Brandon McMillan 2014/15 Stats With Vancouver
McMillan may not have amounted to much of a difference-maker, but he did make for a serviceable warm body on the last Vancouver playoff team to date. That’s got to count for something, and the Canucks have certainly made worse claims off the wire before.
During the 2015 offseason, McMillan made the jump to the DEL, and then to the KHL from there following a single season. He recently moved from Dinamo Riga to Avangard Omsk.
Ultimately, this is a collection of minor trades that – despite the lack of foresight displayed on the Gustav Forsling transaction – have had little-to-no long-term impact on the team. Taken altogether, Benning’s Canucks probably came out of this series of transactions on the losing end in terms of asset value, but it’s tough to say that any of it really mattered in the end.
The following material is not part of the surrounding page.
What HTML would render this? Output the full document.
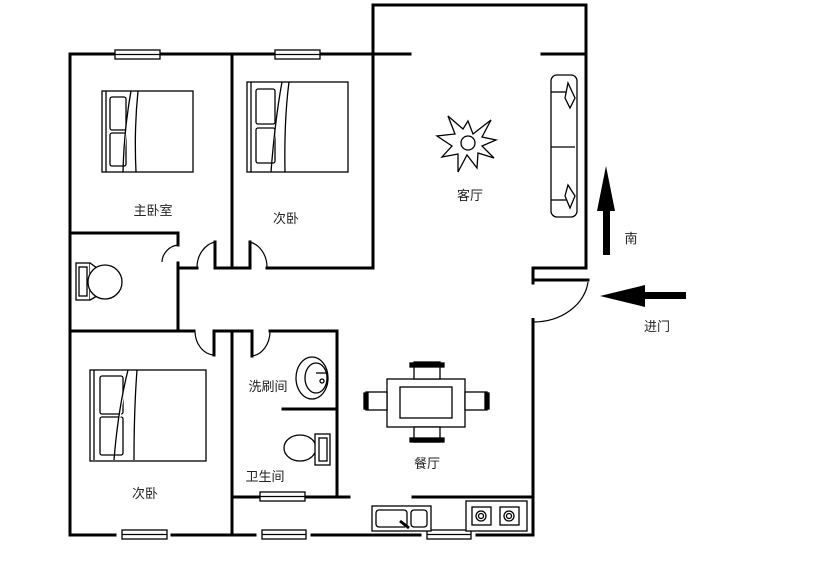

There’s something to be said for the role that Adam Clendening and Will Acton played on the 2015 Calder Cup finalist Utica Comets, and for the importance that playoff run played in the eventual development of Jacob Markstrom into a legitimate NHL goaltender. But it’s impossible to measure how much of an impact they really have – and if it outweighed the additional stability Forsling may have brought to the Vancouver blueline during some of the franchise’s darkest days.
One might go as far as to argue that Benning’s targeting of Clendening was further evidence of his troubling trend of overrating older prospects, but it also appears to be where that trend more-or-less stopped – and some might even see it as a lesson learned for the rookie GM.
In any case, this was anything but a definitive chapter in the story of Jim Benning’s tenure with the Vancouver Canucks – but one that we hope was still worthy of a brief look back anyway.